My plan going in was straightforward enough: peek at how the large-scale structure, the “cosmic web” of filaments, voids, and clusters-morphs as I tweak parameters like Ωₘ (the matter density of the universe) and σ₈ (the amplitude of matter fluctuations). The reality was far from linear. At first, I stared at slices of neutral hydrogen maps that looked more like abstract art than cosmology, wondering whether the differences I thought I saw were genuine patterns or just my brain inventing meaning.

Eventually, things started to click. By stacking slices and plotting residuals, then toying about with metrics. I began to see consistent signatures emerge. Universes with higher Ωₘ grew denser webs, while lowering σ₈ seemed to smooth things out. It was like tuning the dials on a cosmic synthesiser: subtle shifts in parameters could radically reshape the texture of the universe.

Of course, not everything went smoothly. My scripts were full of half-finished plots, and more than a few dead ends, we won’t talk about the first week where I was applying my algorithm in the wrong order. I often circled back, re-running the same analysis with only minor tweaks, just to convince myself the trend wasn’t an illusion. But oddly enough, that messiness became part of the fun. Each failure forced me to step back and sometimes even discover something I hadn’t expected. This is such an important skill to have, take a break and breathe, recognise when your brain needs rest! (Although most of the time my computer tells me first...) 

As you can see below, this is one output from one parameter variation, with two gas types.
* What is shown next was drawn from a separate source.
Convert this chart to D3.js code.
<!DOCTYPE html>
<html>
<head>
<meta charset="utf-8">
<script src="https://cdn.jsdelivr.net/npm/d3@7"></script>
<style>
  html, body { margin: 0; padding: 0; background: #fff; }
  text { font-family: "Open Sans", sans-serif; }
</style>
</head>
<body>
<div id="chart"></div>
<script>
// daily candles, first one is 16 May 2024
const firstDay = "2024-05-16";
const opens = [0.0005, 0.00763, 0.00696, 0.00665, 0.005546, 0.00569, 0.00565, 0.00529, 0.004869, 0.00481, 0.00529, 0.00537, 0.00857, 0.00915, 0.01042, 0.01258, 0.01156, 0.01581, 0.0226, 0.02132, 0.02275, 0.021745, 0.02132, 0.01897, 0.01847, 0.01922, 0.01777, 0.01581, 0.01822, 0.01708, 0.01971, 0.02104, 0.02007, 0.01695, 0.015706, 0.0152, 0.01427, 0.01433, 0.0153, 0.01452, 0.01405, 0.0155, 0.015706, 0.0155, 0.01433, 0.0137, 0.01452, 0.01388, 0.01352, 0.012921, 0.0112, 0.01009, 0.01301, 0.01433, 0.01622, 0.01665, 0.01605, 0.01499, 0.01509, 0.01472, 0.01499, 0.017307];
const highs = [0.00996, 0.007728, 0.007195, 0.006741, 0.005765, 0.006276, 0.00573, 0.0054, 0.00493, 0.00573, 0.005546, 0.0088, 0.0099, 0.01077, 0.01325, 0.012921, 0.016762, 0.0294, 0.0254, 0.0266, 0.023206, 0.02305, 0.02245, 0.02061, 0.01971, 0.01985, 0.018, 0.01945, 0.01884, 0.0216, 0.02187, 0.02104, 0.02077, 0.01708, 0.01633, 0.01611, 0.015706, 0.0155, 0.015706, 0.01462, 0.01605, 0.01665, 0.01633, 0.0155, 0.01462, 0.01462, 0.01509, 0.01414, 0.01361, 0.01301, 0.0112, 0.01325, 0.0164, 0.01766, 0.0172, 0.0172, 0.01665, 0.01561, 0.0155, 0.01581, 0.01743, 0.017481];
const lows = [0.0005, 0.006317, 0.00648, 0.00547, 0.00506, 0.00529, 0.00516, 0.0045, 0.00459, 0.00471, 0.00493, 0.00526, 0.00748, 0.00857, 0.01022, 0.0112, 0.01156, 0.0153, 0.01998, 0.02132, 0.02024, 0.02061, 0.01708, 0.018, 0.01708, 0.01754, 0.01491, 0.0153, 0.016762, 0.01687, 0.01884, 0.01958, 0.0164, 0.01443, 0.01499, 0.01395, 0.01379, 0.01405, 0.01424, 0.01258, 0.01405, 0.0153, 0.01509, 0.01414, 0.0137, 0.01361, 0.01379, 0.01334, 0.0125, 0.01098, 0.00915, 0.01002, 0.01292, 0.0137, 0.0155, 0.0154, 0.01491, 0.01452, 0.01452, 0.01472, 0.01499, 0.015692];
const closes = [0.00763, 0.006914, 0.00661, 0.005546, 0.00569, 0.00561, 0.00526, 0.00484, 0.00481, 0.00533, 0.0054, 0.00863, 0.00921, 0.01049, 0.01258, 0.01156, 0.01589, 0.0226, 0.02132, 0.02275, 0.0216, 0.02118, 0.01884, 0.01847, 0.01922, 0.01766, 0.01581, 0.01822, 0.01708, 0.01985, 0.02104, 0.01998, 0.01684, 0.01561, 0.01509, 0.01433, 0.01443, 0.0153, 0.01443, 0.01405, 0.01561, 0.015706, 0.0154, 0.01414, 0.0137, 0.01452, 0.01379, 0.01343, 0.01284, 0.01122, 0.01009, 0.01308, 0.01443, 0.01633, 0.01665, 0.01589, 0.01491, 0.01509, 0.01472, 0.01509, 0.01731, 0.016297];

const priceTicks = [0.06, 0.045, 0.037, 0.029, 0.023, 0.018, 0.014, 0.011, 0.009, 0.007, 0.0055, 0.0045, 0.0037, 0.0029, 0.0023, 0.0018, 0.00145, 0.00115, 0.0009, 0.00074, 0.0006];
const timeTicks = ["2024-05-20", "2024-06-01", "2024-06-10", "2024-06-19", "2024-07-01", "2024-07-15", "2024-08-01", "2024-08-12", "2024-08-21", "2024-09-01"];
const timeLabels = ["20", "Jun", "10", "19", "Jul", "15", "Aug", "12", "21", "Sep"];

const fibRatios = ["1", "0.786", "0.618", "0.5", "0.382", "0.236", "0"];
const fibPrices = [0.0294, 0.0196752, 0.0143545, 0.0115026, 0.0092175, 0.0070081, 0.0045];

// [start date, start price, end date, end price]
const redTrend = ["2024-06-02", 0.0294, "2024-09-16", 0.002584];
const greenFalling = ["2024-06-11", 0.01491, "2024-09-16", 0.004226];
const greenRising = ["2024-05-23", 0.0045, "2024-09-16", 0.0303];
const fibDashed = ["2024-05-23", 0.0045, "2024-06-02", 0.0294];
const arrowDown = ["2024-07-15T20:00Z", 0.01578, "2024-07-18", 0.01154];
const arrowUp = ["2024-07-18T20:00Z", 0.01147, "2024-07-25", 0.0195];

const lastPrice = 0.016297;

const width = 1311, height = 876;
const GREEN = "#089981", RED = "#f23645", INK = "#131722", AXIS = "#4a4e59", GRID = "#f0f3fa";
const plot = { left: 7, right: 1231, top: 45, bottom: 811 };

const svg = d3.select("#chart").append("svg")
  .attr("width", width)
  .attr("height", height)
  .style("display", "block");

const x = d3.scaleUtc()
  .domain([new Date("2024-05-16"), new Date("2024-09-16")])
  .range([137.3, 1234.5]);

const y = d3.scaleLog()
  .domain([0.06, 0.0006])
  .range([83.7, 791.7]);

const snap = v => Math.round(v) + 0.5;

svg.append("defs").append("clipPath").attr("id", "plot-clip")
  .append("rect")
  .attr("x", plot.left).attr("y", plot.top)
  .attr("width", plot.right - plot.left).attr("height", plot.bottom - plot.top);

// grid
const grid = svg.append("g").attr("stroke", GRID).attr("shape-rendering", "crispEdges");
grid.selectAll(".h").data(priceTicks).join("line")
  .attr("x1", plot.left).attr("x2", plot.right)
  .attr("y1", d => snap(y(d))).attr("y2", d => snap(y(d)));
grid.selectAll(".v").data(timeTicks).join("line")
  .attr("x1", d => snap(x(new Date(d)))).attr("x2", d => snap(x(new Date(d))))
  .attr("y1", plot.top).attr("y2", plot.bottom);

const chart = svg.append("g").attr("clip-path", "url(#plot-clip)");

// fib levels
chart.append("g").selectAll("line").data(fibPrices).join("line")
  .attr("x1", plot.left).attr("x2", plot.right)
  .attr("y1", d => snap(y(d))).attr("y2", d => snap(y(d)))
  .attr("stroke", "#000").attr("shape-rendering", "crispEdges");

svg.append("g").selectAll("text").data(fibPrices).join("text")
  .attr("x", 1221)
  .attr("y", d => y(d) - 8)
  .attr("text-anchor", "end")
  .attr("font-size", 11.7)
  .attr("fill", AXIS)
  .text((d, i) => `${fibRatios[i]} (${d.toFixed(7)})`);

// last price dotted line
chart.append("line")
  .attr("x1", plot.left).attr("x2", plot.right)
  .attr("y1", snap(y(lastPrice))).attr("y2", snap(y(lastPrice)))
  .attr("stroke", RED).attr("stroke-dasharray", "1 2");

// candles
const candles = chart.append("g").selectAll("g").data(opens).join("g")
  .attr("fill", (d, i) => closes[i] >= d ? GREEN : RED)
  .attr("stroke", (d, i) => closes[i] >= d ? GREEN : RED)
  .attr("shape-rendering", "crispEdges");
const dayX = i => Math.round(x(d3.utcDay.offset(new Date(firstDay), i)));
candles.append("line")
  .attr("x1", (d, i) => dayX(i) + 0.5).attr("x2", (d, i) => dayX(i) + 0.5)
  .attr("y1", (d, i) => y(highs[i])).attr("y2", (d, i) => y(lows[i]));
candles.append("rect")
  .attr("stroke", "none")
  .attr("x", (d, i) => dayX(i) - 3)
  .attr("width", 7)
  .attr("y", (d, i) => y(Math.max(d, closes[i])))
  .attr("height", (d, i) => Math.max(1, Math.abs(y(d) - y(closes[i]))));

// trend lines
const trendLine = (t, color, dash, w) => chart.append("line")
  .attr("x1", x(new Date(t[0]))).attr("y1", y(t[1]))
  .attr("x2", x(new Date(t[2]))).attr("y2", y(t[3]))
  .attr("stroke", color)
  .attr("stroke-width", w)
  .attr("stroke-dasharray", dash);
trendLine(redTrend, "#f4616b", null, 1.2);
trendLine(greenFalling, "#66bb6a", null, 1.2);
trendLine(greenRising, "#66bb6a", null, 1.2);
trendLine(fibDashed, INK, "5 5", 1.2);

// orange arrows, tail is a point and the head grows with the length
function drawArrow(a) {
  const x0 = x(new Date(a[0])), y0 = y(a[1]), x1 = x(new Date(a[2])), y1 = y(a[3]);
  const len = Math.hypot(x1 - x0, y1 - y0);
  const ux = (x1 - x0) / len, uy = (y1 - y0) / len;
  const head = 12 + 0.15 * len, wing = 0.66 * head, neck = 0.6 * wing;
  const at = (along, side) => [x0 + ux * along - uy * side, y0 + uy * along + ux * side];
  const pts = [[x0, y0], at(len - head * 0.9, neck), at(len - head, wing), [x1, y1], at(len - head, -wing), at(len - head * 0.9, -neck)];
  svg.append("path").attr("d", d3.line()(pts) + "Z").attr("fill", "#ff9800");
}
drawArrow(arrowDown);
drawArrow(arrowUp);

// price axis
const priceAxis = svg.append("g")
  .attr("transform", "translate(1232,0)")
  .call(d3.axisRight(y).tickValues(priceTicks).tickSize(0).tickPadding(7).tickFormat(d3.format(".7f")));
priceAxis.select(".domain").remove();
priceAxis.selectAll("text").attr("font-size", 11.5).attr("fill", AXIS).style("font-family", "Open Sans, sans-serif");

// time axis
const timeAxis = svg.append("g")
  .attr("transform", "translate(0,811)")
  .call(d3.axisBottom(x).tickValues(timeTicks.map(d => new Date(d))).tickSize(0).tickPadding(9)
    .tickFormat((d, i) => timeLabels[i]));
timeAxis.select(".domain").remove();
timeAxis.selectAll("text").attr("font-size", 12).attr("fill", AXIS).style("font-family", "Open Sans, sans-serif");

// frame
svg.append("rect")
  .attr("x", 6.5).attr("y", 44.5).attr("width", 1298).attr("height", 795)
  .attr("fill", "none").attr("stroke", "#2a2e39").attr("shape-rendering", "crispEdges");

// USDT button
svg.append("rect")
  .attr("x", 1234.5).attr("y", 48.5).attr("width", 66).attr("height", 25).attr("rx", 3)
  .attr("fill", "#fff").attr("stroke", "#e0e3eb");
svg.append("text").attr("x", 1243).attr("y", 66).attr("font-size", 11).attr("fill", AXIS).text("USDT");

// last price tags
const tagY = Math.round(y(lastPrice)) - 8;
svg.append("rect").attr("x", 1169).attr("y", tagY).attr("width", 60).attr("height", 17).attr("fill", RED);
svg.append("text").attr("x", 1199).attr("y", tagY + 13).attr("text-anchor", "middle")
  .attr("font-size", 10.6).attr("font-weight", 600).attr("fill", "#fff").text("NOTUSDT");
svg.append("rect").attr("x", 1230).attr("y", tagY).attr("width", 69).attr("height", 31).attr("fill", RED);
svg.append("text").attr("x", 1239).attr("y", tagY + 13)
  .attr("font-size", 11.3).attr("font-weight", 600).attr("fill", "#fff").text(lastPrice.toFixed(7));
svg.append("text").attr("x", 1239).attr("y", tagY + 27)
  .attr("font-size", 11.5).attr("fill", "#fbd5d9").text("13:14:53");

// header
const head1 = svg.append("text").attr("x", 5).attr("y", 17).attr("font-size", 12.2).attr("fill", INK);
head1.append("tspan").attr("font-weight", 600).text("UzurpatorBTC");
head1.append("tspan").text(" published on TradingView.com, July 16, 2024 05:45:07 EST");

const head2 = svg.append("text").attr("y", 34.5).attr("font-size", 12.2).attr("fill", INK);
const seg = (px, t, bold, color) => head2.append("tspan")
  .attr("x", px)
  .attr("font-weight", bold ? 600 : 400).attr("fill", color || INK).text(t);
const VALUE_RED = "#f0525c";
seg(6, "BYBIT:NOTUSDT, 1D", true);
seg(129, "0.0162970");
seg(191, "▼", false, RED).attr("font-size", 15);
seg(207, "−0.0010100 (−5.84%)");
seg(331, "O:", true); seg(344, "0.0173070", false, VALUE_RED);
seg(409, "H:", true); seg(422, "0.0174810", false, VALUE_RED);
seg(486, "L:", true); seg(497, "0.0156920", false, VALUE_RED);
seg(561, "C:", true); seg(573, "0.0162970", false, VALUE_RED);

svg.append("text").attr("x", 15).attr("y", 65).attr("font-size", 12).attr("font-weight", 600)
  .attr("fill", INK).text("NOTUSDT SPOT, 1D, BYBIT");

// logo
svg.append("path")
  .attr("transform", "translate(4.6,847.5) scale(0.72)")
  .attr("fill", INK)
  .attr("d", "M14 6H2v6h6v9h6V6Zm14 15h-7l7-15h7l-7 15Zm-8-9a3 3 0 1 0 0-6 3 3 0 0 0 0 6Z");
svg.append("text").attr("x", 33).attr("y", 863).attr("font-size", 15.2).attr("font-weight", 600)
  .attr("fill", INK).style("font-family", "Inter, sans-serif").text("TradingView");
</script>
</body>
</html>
For reference there is 6 parameters, with 4 variations, which outputs to 48 of these images! Yes it is messy.

Reflecting on it now, I see this project less as a polished analysis and more as a creative exploration. CAMELS gave me the freedom to play, and to test, visualise, and question how different “universes” might look if the cosmic dials were set differently. And somewhere in that chaos, I realised how much I enjoy this kind of open-ended, curiosity-driven research. It’s made me think seriously that a PhD, where exploration, failure, and discovery are all part of the process, may be for me.